A Pencil | Teen Ink

A Pencil

January 15, 2014
By Africa McLeod BRONZE, Mableton, Georgia
Africa McLeod BRONZE, Mableton, Georgia
1 article 0 photos 0 comments

Most people are entranced by diamonds: so reflective and beautiful, so hard and seemingly indestructible; something so romantic and exotic made of an element considered so ordinary. I, however, much prefer to admire a different allotrope of carbon: graphite. There is beauty in its structure, layer upon layer of carbon atoms, each holding itself together with incredibly strong bonds—even stronger than those in diamonds—but so easily pulled apart.

I own quite a bit of graphite. Graphite pencils and sticks of lead are hidden all over my room, like eggs on Easter morning. I own a grayscale rainbow, from mechanical pencils I use for writing to wooden ones ranging from 6H to 8B, scattered among my vast collection of waxy colors. My rainbow, however, means far more to me than any number of hastily dyed eggs.
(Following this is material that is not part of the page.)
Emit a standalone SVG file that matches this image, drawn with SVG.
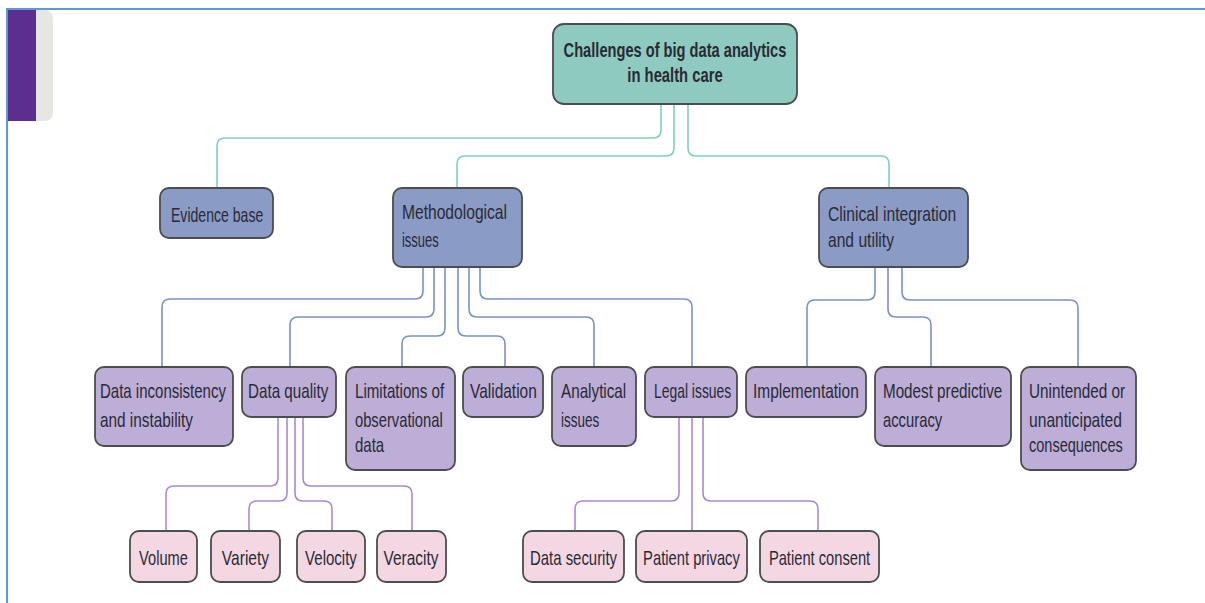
<svg xmlns="http://www.w3.org/2000/svg" width="1205" height="603" viewBox="0 0 1205 603">
  <style>
    .node rect { stroke: #4d4d4f; stroke-width: 1.8; }
    .root rect { fill: #8ecabf; }
    .l2 rect { fill: #8a9bc6; }
    .l3 rect { fill: #bcaed6; }
    .l4 rect { fill: #f3d8e4; }
    /* labels are set in a condensed cut: glyphs are squeezed horizontally by scale(.75 1),
       so x values and textLength are given in the squeezed coordinate system (÷ 0.75) */
    text { font-family: "Liberation Sans", Arial, sans-serif; font-size: 21px; fill: #2a2a36; }
    .root text { font-weight: bold; font-size: 20px; }
    .l4 text { text-anchor: middle; }
    .conn path { fill: none; stroke-width: 1.6; }
    .teal path { stroke: #7fcfc1; }
    .blue path { stroke: #7b92c4; }
    .violet path { stroke: #a88ad3; }
  </style>

  <!-- page frame and side tab -->
  <g id="frame">
    <rect x="8" y="10" width="45" height="111" rx="8" fill="#e6e6e2"/>
    <rect x="8" y="10" width="20" height="111" fill="#e6e6e2"/>
    <rect x="8" y="10" width="28" height="111" fill="#5c2e8f"/>
    <line x1="6" y1="9" x2="1205" y2="9" stroke="#5b9bd5" stroke-width="2"/>
    <line x1="7" y1="9" x2="7" y2="603" stroke="#5b9bd5" stroke-width="2"/>
  </g>

  <!-- connectors -->
  <g id="connectors" class="conn">
    <g class="teal">
      <path d="M661,104 V130 Q661,138 653,138 H225 Q217,138 217,146 V188"/>
      <path d="M674,104 V148 Q674,156 666,156 H465 Q457,156 457,164 V188"/>
      <path d="M688,104 V148 Q688,156 696,156 H881 Q889,156 889,164 V188"/>
    </g>
    <g class="blue">
      <path d="M423,267 V291 Q423,299 415,299 H170 Q162,299 162,307 V367"/>
      <path d="M434,267 V309 Q434,317 426,317 H298 Q290,317 290,325 V367"/>
      <path d="M445,267 V328 Q445,336 437,336 H410 Q402,336 402,344 V367"/>
      <path d="M458,267 V328 Q458,336 466,336 H497 Q505,336 505,344 V367"/>
      <path d="M469,267 V309 Q469,317 477,317 H586 Q594,317 594,325 V367"/>
      <path d="M480,267 V291 Q480,299 488,299 H684 Q692,299 692,307 V367"/>
      <path d="M875,267 V292 Q875,300 867,300 H815 Q807,300 807,308 V367"/>
      <path d="M888,267 V309 Q888,317 896,317 H923 Q931,317 931,325 V367"/>
      <path d="M902,267 V292 Q902,300 910,300 H1070 Q1078,300 1078,308 V367"/>
    </g>
    <g class="violet">
      <path d="M278,417 V478 Q278,486 270,486 H174 Q166,486 166,494 V531"/>
      <path d="M287,417 V493 Q287,501 279,501 H257 Q249,501 249,509 V531"/>
      <path d="M295,417 V493 Q295,501 303,501 H324 Q332,501 332,509 V531"/>
      <path d="M303,417 V478 Q303,486 311,486 H404 Q412,486 412,494 V531"/>
      <path d="M679,417 V493 Q679,501 671,501 H583 Q575,501 575,509 V531"/>
      <path d="M692,417 V531"/>
      <path d="M703,417 V493 Q703,501 711,501 H810 Q818,501 818,509 V531"/>
    </g>
  </g>

  <!-- root -->
  <g id="root" class="node root">
    <rect x="553" y="24" width="244" height="80" rx="11"/>
    <text transform="scale(.75 1)" x="900" y="57" text-anchor="middle" textLength="297" lengthAdjust="spacingAndGlyphs">Challenges of big data analytics</text>
    <text transform="scale(.75 1)" x="900" y="82" text-anchor="middle" textLength="127" lengthAdjust="spacingAndGlyphs">in health care</text>
  </g>

  <!-- second level -->
  <g id="evidence-base" class="node l2">
    <rect x="160" y="188" width="113" height="50" rx="9"/>
    <text transform="scale(.75 1)" x="228" y="222" textLength="123" lengthAdjust="spacingAndGlyphs">Evidence base</text>
  </g>
  <g id="methodological-issues" class="node l2">
    <rect x="393" y="188" width="129" height="79" rx="9"/>
    <text transform="scale(.75 1)" x="536" y="219" textLength="140" lengthAdjust="spacingAndGlyphs">Methodological</text>
    <text transform="scale(.75 1)" x="536" y="247" textLength="49" lengthAdjust="spacingAndGlyphs">issues</text>
  </g>
  <g id="clinical-integration" class="node l2">
    <rect x="819" y="188" width="149" height="79" rx="9"/>
    <text transform="scale(.75 1)" x="1104" y="221" textLength="171" lengthAdjust="spacingAndGlyphs">Clinical integration</text>
    <text transform="scale(.75 1)" x="1104" y="247" textLength="88" lengthAdjust="spacingAndGlyphs">and utility</text>
  </g>

  <!-- third level -->
  <g id="data-inconsistency" class="node l3">
    <rect x="95" y="367" width="138" height="79" rx="9"/>
    <text transform="scale(.75 1)" x="133.3" y="398" textLength="168" lengthAdjust="spacingAndGlyphs">Data inconsistency</text>
    <text transform="scale(.75 1)" x="133.3" y="427" textLength="124" lengthAdjust="spacingAndGlyphs">and instability</text>
  </g>
  <g id="data-quality" class="node l3">
    <rect x="242" y="367" width="94" height="50" rx="9"/>
    <text transform="scale(.75 1)" x="330.7" y="398" textLength="107" lengthAdjust="spacingAndGlyphs">Data quality</text>
  </g>
  <g id="limitations" class="node l3">
    <rect x="346" y="367" width="109" height="103" rx="9"/>
    <text transform="scale(.75 1)" x="473.3" y="398" textLength="119" lengthAdjust="spacingAndGlyphs">Limitations of</text>
    <text transform="scale(.75 1)" x="473.3" y="427" textLength="117" lengthAdjust="spacingAndGlyphs">observational</text>
    <text transform="scale(.75 1)" x="473.3" y="452" textLength="39" lengthAdjust="spacingAndGlyphs">data</text>
  </g>
  <g id="validation" class="node l3">
    <rect x="463" y="367" width="80" height="50" rx="9"/>
    <text transform="scale(.75 1)" x="626.7" y="398" textLength="89" lengthAdjust="spacingAndGlyphs">Validation</text>
  </g>
  <g id="analytical-issues" class="node l3">
    <rect x="552" y="367" width="84" height="79" rx="9"/>
    <text transform="scale(.75 1)" x="748" y="398" textLength="87" lengthAdjust="spacingAndGlyphs">Analytical</text>
    <text transform="scale(.75 1)" x="748" y="427" textLength="51" lengthAdjust="spacingAndGlyphs">issues</text>
  </g>
  <g id="legal-issues" class="node l3">
    <rect x="645" y="367" width="92" height="50" rx="9"/>
    <text transform="scale(.75 1)" x="872" y="398" textLength="103" lengthAdjust="spacingAndGlyphs">Legal issues</text>
  </g>
  <g id="implementation" class="node l3">
    <rect x="746" y="367" width="120" height="50" rx="9"/>
    <text transform="scale(.75 1)" x="1004" y="398" textLength="141" lengthAdjust="spacingAndGlyphs">Implementation</text>
  </g>
  <g id="modest-accuracy" class="node l3">
    <rect x="875" y="367" width="136" height="79" rx="9"/>
    <text transform="scale(.75 1)" x="1177.3" y="398" textLength="159" lengthAdjust="spacingAndGlyphs">Modest predictive</text>
    <text transform="scale(.75 1)" x="1177.3" y="427" textLength="79" lengthAdjust="spacingAndGlyphs">accuracy</text>
  </g>
  <g id="unintended" class="node l3">
    <rect x="1021" y="367" width="115" height="103" rx="9"/>
    <text transform="scale(.75 1)" x="1372" y="398" textLength="128" lengthAdjust="spacingAndGlyphs">Unintended or</text>
    <text transform="scale(.75 1)" x="1372" y="427" textLength="124" lengthAdjust="spacingAndGlyphs">unanticipated</text>
    <text transform="scale(.75 1)" x="1372" y="452" textLength="125" lengthAdjust="spacingAndGlyphs">consequences</text>
  </g>

  <!-- fourth level -->
  <g id="volume" class="node l4">
    <rect x="130" y="531" width="67" height="51" rx="9"/>
    <text transform="scale(.75 1)" x="218" y="565" textLength="65" lengthAdjust="spacingAndGlyphs">Volume</text>
  </g>
  <g id="variety" class="node l4">
    <rect x="211" y="531" width="69" height="51" rx="9"/>
    <text transform="scale(.75 1)" x="327.3" y="565" textLength="63" lengthAdjust="spacingAndGlyphs">Variety</text>
  </g>
  <g id="velocity" class="node l4">
    <rect x="297" y="531" width="68" height="51" rx="9"/>
    <text transform="scale(.75 1)" x="441.3" y="565" textLength="69" lengthAdjust="spacingAndGlyphs">Velocity</text>
  </g>
  <g id="veracity" class="node l4">
    <rect x="377" y="531" width="69" height="51" rx="9"/>
    <text transform="scale(.75 1)" x="548" y="565" textLength="73" lengthAdjust="spacingAndGlyphs">Veracity</text>
  </g>
  <g id="data-security" class="node l4">
    <rect x="523" y="531" width="101" height="51" rx="9"/>
    <text transform="scale(.75 1)" x="764.7" y="565" textLength="116" lengthAdjust="spacingAndGlyphs">Data security</text>
  </g>
  <g id="patient-privacy" class="node l4">
    <rect x="636" y="531" width="111" height="51" rx="9"/>
    <text transform="scale(.75 1)" x="922" y="565" textLength="129" lengthAdjust="spacingAndGlyphs">Patient privacy</text>
  </g>
  <g id="patient-consent" class="node l4">
    <rect x="760" y="531" width="119" height="51" rx="9"/>
    <text transform="scale(.75 1)" x="1092.7" y="565" textLength="135" lengthAdjust="spacingAndGlyphs">Patient consent</text>
  </g>
</svg>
I am fascinated by graphite’s ability to peel apart, leaving shadows of itself on everything it touches. It reminds me of the human mind—or perhaps simply my own. Pencils are a medium for my thoughts, a pathway through which I can pour myself. Like the graphite, with every swipe of my pencil, a piece of my mind—a thought, an image, an emotion—peels away onto the paper beneath my fingers. Each mark of my pencil is a shadow of my mind, pressed into existence.

A pencil is truly remarkable; it can make the most abstract and intangible of concepts clear and concrete and can share the insulated world of my mind with others. Armed with a pencil, I am a fearless warrior, an artist with nerves of steel, a confident scientist and mathematician. With a pencil in hand, my thoughts and emotions, my creativity and ingenuity, pour onto paper like water, as if my thoughts were the streams that pour from my fingertips in the shower, uncontrollable and free.

But more than simply allowing themselves to be used, pencils have taught me about potential passions and even about myself. As soon as my chubby baby fingers could pick up a pencil, I learned the joys of art and creation. Storytelling became a passion of mine, as I peeled away Post-It note after Post-It note, covering hundreds with the scribbles of a toddler with no knowledge of written letters, yet the dreams of a writer. As I grew older, the scribbles turned into letters and faces, words and pictures. Though now lost, the first story I remember writing filled page after page of a large notepad, a tale of a princess in her castle, complete with illustrations. I can just barely remember the sketch of a princess, filling half of a page, her bubblegum pink dress ballooning from her waist. Art became a constant presence, from sketches in the margins of notes and on stolen sheets of printer paper to the countless short stories and novel concepts I drew up. I have kept many of my old notebooks, filled with stories and characters, and my sketchbooks, worn to near disintegration by constant use, pages covered in smudged, faded sketches. By the time I was eleven years old, without a pencil at hand, I felt naked, and as if I were missing a part of myself, as if a finger had suddenly gone missing.

Even now, I still feel the ache to hold a pencil, to scribble my thoughts onto paper. The possibilities are endless: shall I draw up a new character or an old favorite? Or shall I work my way through the calculus of simple harmonic motion? I could design a costume, work out for myself lessons on thermochemistry, jot down ideas for a new novel, or even list my plans for the future or my reasons for despising Sigmund Freud. It is rare to find my hand not curled around a pencil, furiously attempting to keep up with the flurry of thoughts pouring from my mind.

Holding a pencil is a magical experience. It is as if, upon taking the pencil between my fingers, that all the floodgates of my mind burst, and all sorts of thoughts and ideas make themselves known. It is hard for me to think without a pencil at hand. I can spend an eternity trying fruitlessly to think of a new art concept, or to work out a math problem, or to understand or elaborate on a scientific idea, but once a pencil is curled safely in my fist, my mind is set free, as if the pencil could break down the wall of self-consciousness and doubt.

I have grown up with a pencil in my hand. Pencils have shaped me into the person I am today—the artist, the writer, the scientist, the thinker—while allowing me a method of expression with no bounds. Pencils have been an integral part of my life—from my latest sketches and equations to my first drawing of a mermaid to the shaky tracings of Spanish words. They represent my passions, my ambitions, and my sense of self.

Y entonces, yo soy yo y mi lápiz: I am myself and my pencil.